▶ _Aim of the exercise_:
Give every line back verbatim, dropping all images.

▶ _Provided data_:
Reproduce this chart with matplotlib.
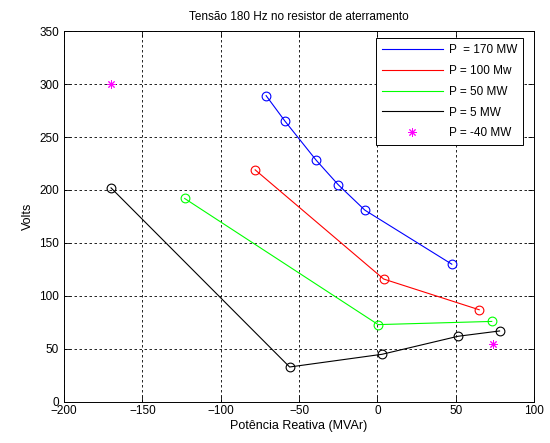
import matplotlib
matplotlib.use('Agg')
import matplotlib.pyplot as plt

plt.rcParams['font.family'] = ['Liberation Sans', 'DejaVu Sans']

# potencia reativa (MVAr) e tensao (V) para cada potencia ativa
q_170 = [-71, -59, -39, -25, -8, 47.5]
v_170 = [289, 265, 228, 205, 181, 130]

q_100 = [-78, 4, 65]
v_100 = [219, 116, 87]

q_50 = [-123, 0.5, 73]
v_50 = [192, 73, 76]

q_5 = [-170, -56, 3, 51.5, 78]
v_5 = [202, 33, 45, 62, 67]

q_m40 = [-170, 74]
v_m40 = [300, 55]

labels = ['P  = 170 MW', 'P = 100 Mw', 'P = 50 MW', 'P = 5 MW', 'P = -40 MW']


def main():
    fig = plt.figure(figsize=(5.5, 4.43), dpi=100)
    ax = fig.add_axes([0.1164, 0.0926, 0.8546, 0.8374])

    ax.plot(q_170, v_170, color='#0000ff', lw=0.8, label=labels[0])
    ax.plot(q_100, v_100, color='#ff0000', lw=0.8, label=labels[1])
    ax.plot(q_50, v_50, color='#00ff00', lw=0.8, label=labels[2])
    ax.plot(q_5, v_5, color='black', lw=0.8, label=labels[3])
    # asterisco estilo matlab (8 raios)
    ax.plot(q_m40, v_m40, ls='none', marker=(8, 2, 0), color='#ff00ff', ms=6,
            markeredgewidth=0.7, label=labels[4])

    for q, v, c in [(q_170, v_170, '#0000ff'), (q_100, v_100, '#ff0000'),
                    (q_50, v_50, '#00ff00'), (q_5, v_5, 'black')]:
        ax.plot(q, v, ls='none', marker='o', ms=6.3, mfc='none', mec=c, mew=0.8)

    ax.set_xlim(-200, 100)
    ax.set_ylim(0, 350)
    ax.set_xticks(range(-200, 101, 50))
    ax.set_yticks(range(0, 351, 50))
    ax.tick_params(direction='in', top=True, right=True, labelsize=8.5, length=4, width=0.6)
    ax.tick_params(axis='x', pad=2)
    ax.grid(True, color='black', ls=(0, (3, 3)), lw=0.6)
    for s in ax.spines.values():
        s.set_linewidth(0.7)

    ax.set_title('Tensão 180 Hz no resistor de aterramento', fontsize=8.5, pad=8)
    ax.set_xlabel('Potência Reativa (MVAr)', fontsize=9, labelpad=2)
    ax.set_ylabel('Volts', fontsize=9, labelpad=4)

    leg = ax.legend(loc='upper right', bbox_to_anchor=(0.977, 0.981), fontsize=8.5,
                    fancybox=False, framealpha=1, edgecolor='black',
                    borderaxespad=0, handlelength=5.2, handletextpad=0.5,
                    labelspacing=0.75, borderpad=0.5)
    leg.get_frame().set_linewidth(0.7)

    fig.savefig('out.png', dpi=100)


if __name__ == '__main__':
    main()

▶ _Complete answer_:
Reproduce this chart with matplotlib.
import matplotlib
matplotlib.use('Agg')
import matplotlib.pyplot as plt

plt.rcParams['font.family'] = ['Liberation Sans', 'DejaVu Sans']

# potencia reativa (MVAr) e tensao (V) para cada potencia ativa
q_170 = [-71, -59, -39, -25, -8, 47.5]
v_170 = [289, 265, 228, 205, 181, 130]

q_100 = [-78, 4, 65]
v_100 = [219, 116, 87]

q_50 = [-123, 0.5, 73]
v_50 = [192, 73, 76]

q_5 = [-170, -56, 3, 51.5, 78]
v_5 = [202, 33, 45, 62, 67]

q_m40 = [-170, 74]
v_m40 = [300, 55]

labels = ['P  = 170 MW', 'P = 100 Mw', 'P = 50 MW', 'P = 5 MW', 'P = -40 MW']


def main():
    fig = plt.figure(figsize=(5.5, 4.43), dpi=100)
    ax = fig.add_axes([0.1164, 0.0926, 0.8546, 0.8374])

    ax.plot(q_170, v_170, color='#0000ff', lw=0.8, label=labels[0])
    ax.plot(q_100, v_100, color='#ff0000', lw=0.8, label=labels[1])
    ax.plot(q_50, v_50, color='#00ff00', lw=0.8, label=labels[2])
    ax.plot(q_5, v_5, color='black', lw=0.8, label=labels[3])
    # asterisco estilo matlab (8 raios)
    ax.plot(q_m40, v_m40, ls='none', marker=(8, 2, 0), color='#ff00ff', ms=6,
            markeredgewidth=0.7, label=labels[4])

    for q, v, c in [(q_170, v_170, '#0000ff'), (q_100, v_100, '#ff0000'),
                    (q_50, v_50, '#00ff00'), (q_5, v_5, 'black')]:
        ax.plot(q, v, ls='none', marker='o', ms=6.3, mfc='none', mec=c, mew=0.8)

    ax.set_xlim(-200, 100)
    ax.set_ylim(0, 350)
    ax.set_xticks(range(-200, 101, 50))
    ax.set_yticks(range(0, 351, 50))
    ax.tick_params(direction='in', top=True, right=True, labelsize=8.5, length=4, width=0.6)
    ax.tick_params(axis='x', pad=2)
    ax.grid(True, color='black', ls=(0, (3, 3)), lw=0.6)
    for s in ax.spines.values():
        s.set_linewidth(0.7)

    ax.set_title('Tensão 180 Hz no resistor de aterramento', fontsize=8.5, pad=8)
    ax.set_xlabel('Potência Reativa (MVAr)', fontsize=9, labelpad=2)
    ax.set_ylabel('Volts', fontsize=9, labelpad=4)

    leg = ax.legend(loc='upper right', bbox_to_anchor=(0.977, 0.981), fontsize=8.5,
                    fancybox=False, framealpha=1, edgecolor='black',
                    borderaxespad=0, handlelength=5.2, handletextpad=0.5,
                    labelspacing=0.75, borderpad=0.5)
    leg.get_frame().set_linewidth(0.7)

    fig.savefig('out.png', dpi=100)


if __name__ == '__main__':
    main()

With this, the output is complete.